Efficient chemical fixation of CO2 from direct air under environment-friendly co-catalyst and solvent-free ambient conditions

Abstract

The capture and conversion of CO₂ from direct air into value-added products under mild conditions represents a promising step towards environmental remediation and energy sustainability. Consequently, herein, we report the first example of a Mg(II)-based MOF exhibiting highly efficient fixation of CO₂ from direct air into value-added cyclic carbonates under eco-friendly co-catalyst and solvent-free mild conditions.
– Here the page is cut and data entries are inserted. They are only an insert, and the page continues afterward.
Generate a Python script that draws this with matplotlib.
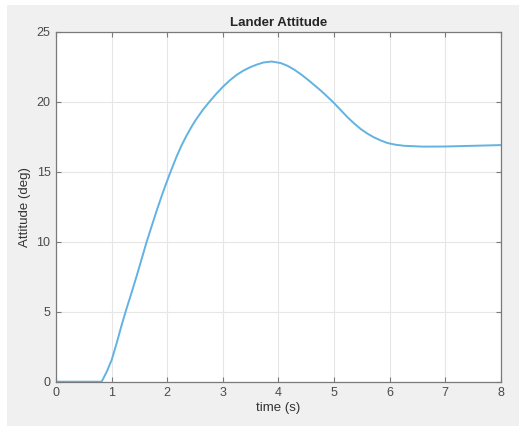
import matplotlib
matplotlib.use("Agg")
import matplotlib.pyplot as plt
from matplotlib.patches import Rectangle

# Lander attitude response over time
time_s = [0, 0.82, 0.91, 1.0, 1.09, 1.18, 1.27, 1.33, 1.45, 1.63, 1.8, 1.92,
          2.05, 2.17, 2.26, 2.35, 2.45, 2.53, 2.65, 2.77, 2.89, 3.01, 3.13,
          3.25, 3.37, 3.49, 3.61, 3.73, 3.88, 4.04, 4.16, 4.28, 4.4, 4.52,
          4.64, 4.76, 4.88, 5.0, 5.12, 5.24, 5.36, 5.48, 5.6, 5.72, 5.84,
          5.96, 6.1, 6.26, 6.6, 7.0, 7.5, 8.0]
attitude_deg = [0, 0, 0.7, 1.55, 2.75, 4.05, 5.25, 6.0, 7.55, 10.0, 12.1, 13.5,
                14.9, 16.1, 16.9, 17.6, 18.3, 18.8, 19.47, 20.05, 20.6, 21.1,
                21.54, 21.92, 22.22, 22.46, 22.65, 22.8, 22.87, 22.76, 22.57,
                22.3, 21.97, 21.6, 21.2, 20.8, 20.36, 19.9, 19.4, 18.9, 18.45,
                18.05, 17.72, 17.45, 17.23, 17.05, 16.93, 16.85, 16.79, 16.8,
                16.85, 16.9]
x_ticks = [0, 1, 2, 3, 4, 5, 6, 7, 8]
y_ticks = [0, 5, 10, 15, 20, 25]

plt.rcParams['font.family'] = ['Liberation Sans', 'DejaVu Sans']

fig = plt.figure(figsize=(5.19, 4.26), dpi=100, facecolor='white')
fig.patches.append(Rectangle((7 / 519, 0), 1 - 7 / 519, 1 - 5 / 426,
                             transform=fig.transFigure, facecolor='#f0f0f0',
                             edgecolor='none', zorder=-10))

ax = fig.add_axes([0.108, 0.104, 0.857, 0.8216])
ax.set_zorder(1)
ax.set_facecolor('white')
ax.plot(time_s, attitude_deg, color='#62b2e2', linewidth=1.4,
        solid_joinstyle='round')

ax.set_xlim(0, 8)
ax.set_ylim(0, 25)
ax.set_xticks(x_ticks)
ax.set_yticks(y_ticks)
ax.grid(True, color='#e6e6e6', linewidth=0.8)
ax.set_axisbelow(True)

for s in ax.spines.values():
    s.set_color('#7a7a7a')
    s.set_linewidth(0.9)
ax.tick_params(direction='in', top=True, right=True, length=3.5,
               color='#7a7a7a', labelcolor='#4a4a4a', labelsize=9, pad=4)

ax.set_title('Lander Attitude', fontsize=9.5, fontweight='bold', color='#262626', pad=4)
ax.set_xlabel('time (s)', fontsize=9.5, color='#333333', labelpad=2)
ax.set_ylabel('Attitude (deg)', fontsize=9.5, color='#333333', labelpad=4)

fig.savefig('out.png', dpi=100, facecolor=fig.get_facecolor())
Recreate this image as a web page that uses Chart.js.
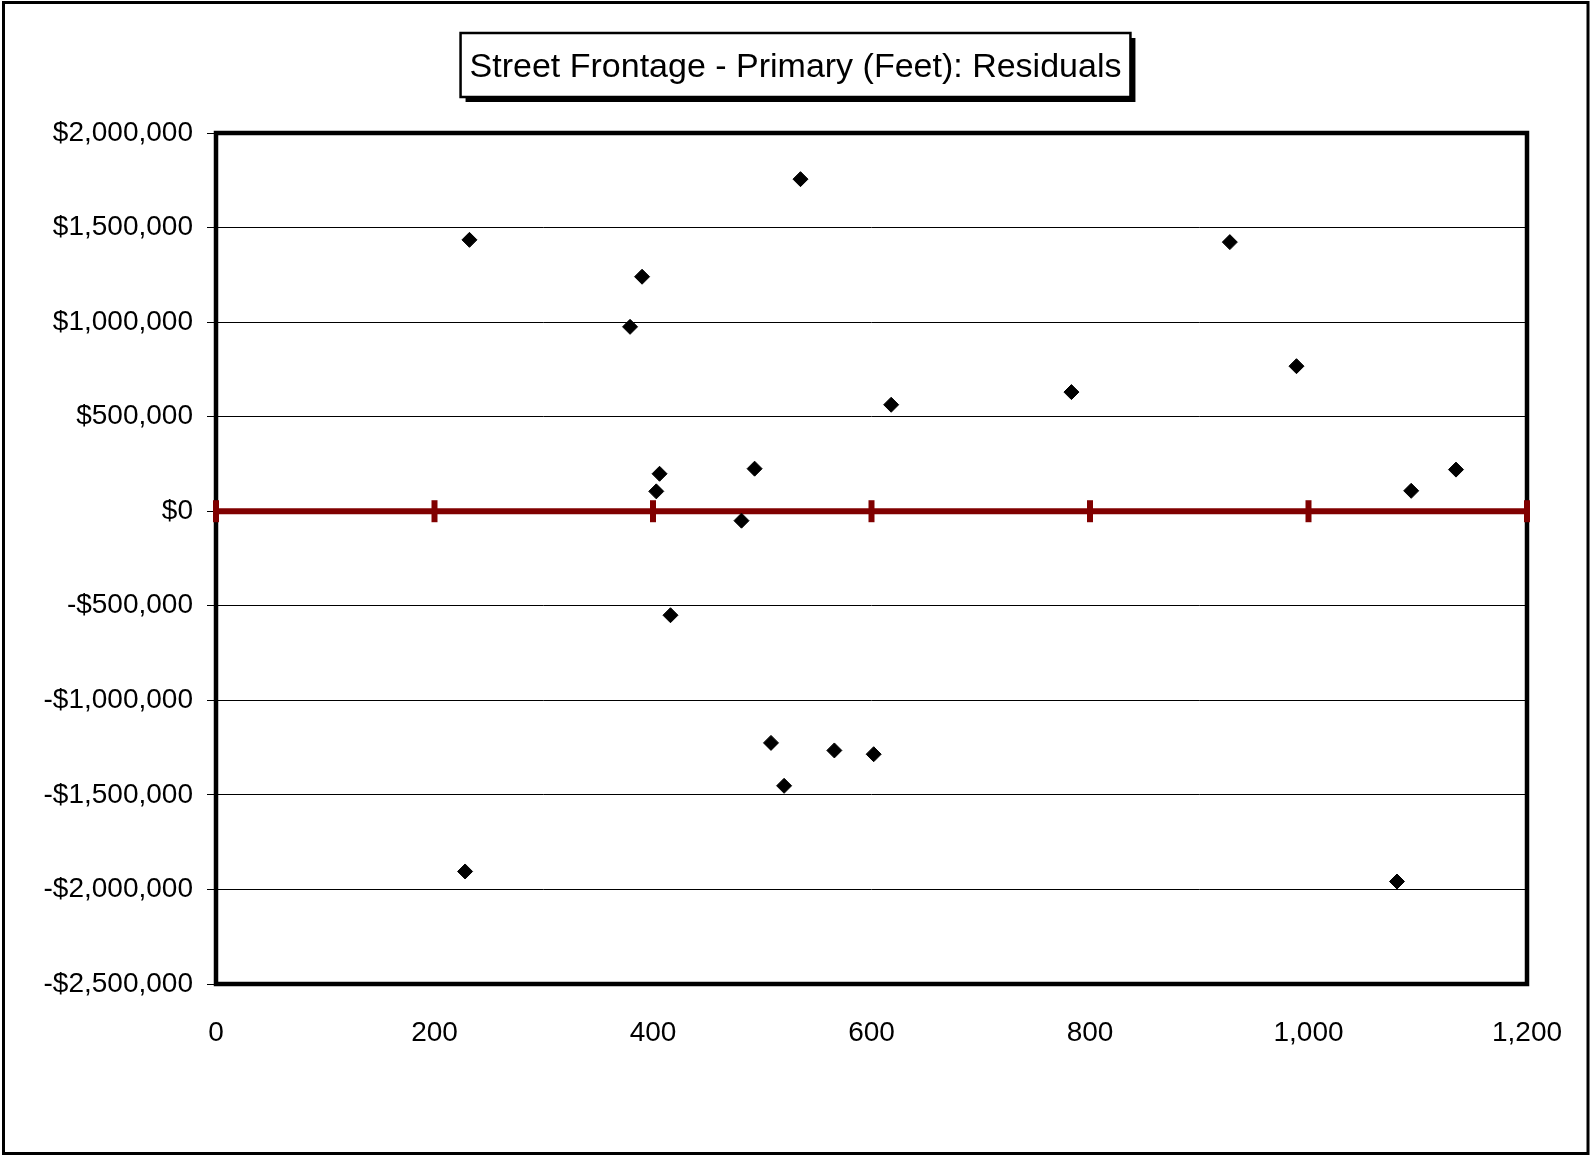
<!DOCTYPE html>
<html>
<head>
<meta charset="utf-8">
<script src="https://cdn.jsdelivr.net/npm/chart.js@4.4.1/dist/chart.umd.min.js"></script>
<style>
  html, body { margin: 0; padding: 0; background: #ffffff; }
  #wrap { width: 1591px; height: 1156px; }
</style>
</head>
<body>
<div id="wrap"><canvas id="c" width="1591" height="1156"></canvas></div>
<script>
// Chart text
const chartTitle = 'Street Frontage - Primary (Feet): Residuals';

// Street frontage (feet) of each observation
const frontageFeet = [232, 228, 379, 390, 403, 406, 416, 481, 493, 508, 520, 535, 566, 602, 618, 783, 928, 989, 1081, 1094, 1135];
// Residual ($) of each observation
const residuals = [1435000, -1905000, 975000, 1240000, 105000, 198000, -550000, -50000, 225000, -1225000, -1452000, 1756000, -1265000, -1285000, 563000, 630000, 1423000, 767000, -1958000, 108000, 220000];

// Axis ticks
const xTicks = [0, 200, 400, 600, 800, 1000, 1200];
const yTicks = [-2500000, -2000000, -1500000, -1000000, -500000, 0, 500000, 1000000, 1500000, 2000000];

const FONT = "'Liberation Sans', Arial, Helvetica, sans-serif";
const TITLE_SIZE = 34;

const scatterPoints = frontageFeet.map((x, i) => ({ x: x, y: residuals[i] }));
const zeroLine = xTicks.map(x => ({ x: x, y: 0 }));

function fmtMoney(v) {
  const s = '$' + Math.abs(v).toLocaleString('en-US');
  return v < 0 ? '-' + s : s;
}

const framePlugin = {
  id: 'frame',
  beforeDraw(chart) {
    const ctx = chart.ctx;
    ctx.save();
    ctx.fillStyle = '#ffffff';
    ctx.fillRect(0, 0, chart.width, chart.height);
    // outer frame
    ctx.strokeStyle = '#000000';
    ctx.lineWidth = 3;
    ctx.strokeRect(3.5, 2.5, 1584.5, 1151);
    // title box with shadow
    ctx.font = TITLE_SIZE + 'px ' + FONT;
    const tw = ctx.measureText(chartTitle).width;
    const cx = chart.width / 2;
    const bw = tw + 18;
    const bx = cx - bw / 2;
    const by = 33, bh = 64;
    ctx.fillStyle = '#000000';
    ctx.fillRect(bx + 5, by + 5, bw, bh);
    ctx.fillStyle = '#ffffff';
    ctx.fillRect(bx, by, bw, bh);
    ctx.lineWidth = 2.5;
    ctx.strokeStyle = '#000000';
    ctx.strokeRect(bx, by, bw, bh);
    ctx.restore();
  },
  beforeDatasetsDraw(chart) {
    const a = chart.chartArea;
    const ctx = chart.ctx;
    ctx.save();
    ctx.strokeStyle = '#000000';
    ctx.lineWidth = 4.5;
    ctx.strokeRect(a.left, a.top, a.right - a.left, a.bottom - a.top);
    ctx.restore();
  }
};

new Chart(document.getElementById('c'), {
  type: 'scatter',
  data: {
    datasets: [
      {
        label: 'Residuals',
        data: scatterPoints,
        pointStyle: 'rectRot',
        pointRadius: 7.5,
        pointBackgroundColor: '#000000',
        pointBorderColor: '#000000',
        pointBorderWidth: 1,
        showLine: false,
        order: 1
      },
      {
        label: 'Zero',
        type: 'line',
        data: zeroLine,
        borderColor: '#800000',
        borderWidth: 6,
        pointStyle: 'line',
        pointRotation: 90,
        pointRadius: 11,
        pointBorderWidth: 6,
        pointBorderColor: '#800000',
        pointBackgroundColor: '#800000',
        clip: false,
        order: 2
      }
    ]
  },
  options: {
    responsive: false,
    animation: false,
    events: [],
    layout: { padding: 0 },
    plugins: {
      legend: { display: false },
      tooltip: { enabled: false },
      title: {
        display: true,
        text: chartTitle,
        color: '#000000',
        font: { family: FONT, size: TITLE_SIZE, weight: 'normal', lineHeight: 1.2 },
        padding: { top: 47, bottom: 45.2 }
      }
    },
    scales: {
      x: {
        type: 'linear',
        min: 0,
        max: 1200,
        afterBuildTicks(scale) { scale.ticks = xTicks.map(v => ({ value: v })); },
        ticks: {
          color: '#000000',
          font: { family: FONT, size: 28 },
          padding: 24,
          maxRotation: 0,
          autoSkip: false,
          callback: v => v.toLocaleString('en-US')
        },
        grid: { display: false },
        border: { display: false },
        afterFit(scale) { scale.height = 172; }
      },
      y: {
        type: 'linear',
        position: 'left',
        min: -2500000,
        max: 2000000,
        afterBuildTicks(scale) { scale.ticks = yTicks.map(v => ({ value: v })); },
        ticks: {
          color: '#000000',
          font: { family: FONT, size: 28 },
          padding: 14,
          autoSkip: false,
          callback: v => fmtMoney(v)
        },
        grid: { color: '#000000', lineWidth: 1, tickLength: 9, drawTicks: true },
        border: { display: false },
        afterFit(scale) { scale.width = 216; }
      },
      rightGap: {
        type: 'linear',
        position: 'right',
        display: true,
        min: 0,
        max: 1,
        ticks: { display: false },
        grid: { display: false, drawTicks: false },
        border: { display: false },
        afterFit(scale) { scale.width = 64; }
      }
    }
  },
  plugins: [framePlugin]
});
</script>
</body>
</html>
The bifunctional MOF catalyst was rationally constructed by utilizing an eco-friendly Lewis acidic metal ion, Mg(II), and a nitrogen-rich tripodal linker, TATAB. The MOF possesses a high BET surface area of 2606.13 m² g⁻¹ and highly polar 1D channels decorated with a high density of CO₂-philic sites which promote a remarkably high CO₂ uptake of 50.2 wt% at 273 K with a high heat of adsorption value of 55.13 kJ mol⁻¹. The high CO₂-affinity combined with the presence of a high density of nucleophilic and Lewis acidic sites conferred efficient catalytic properties to the Mg-MOF for chemical fixation of CO₂ from direct air under environment-friendly mild conditions. The remarkable performance of the Mg-MOF for the fixation of CO₂ from direct air was further supported by in-depth theoretical calculations. Moreover, the computational studies provided an insight into the mechanistic details of the catalytic process in the absence of any co-catalyst and solvent. Overall, this work represents a rare demonstration of carbon capture and utilization (CCU) from direct air under eco-friendly mild conditions.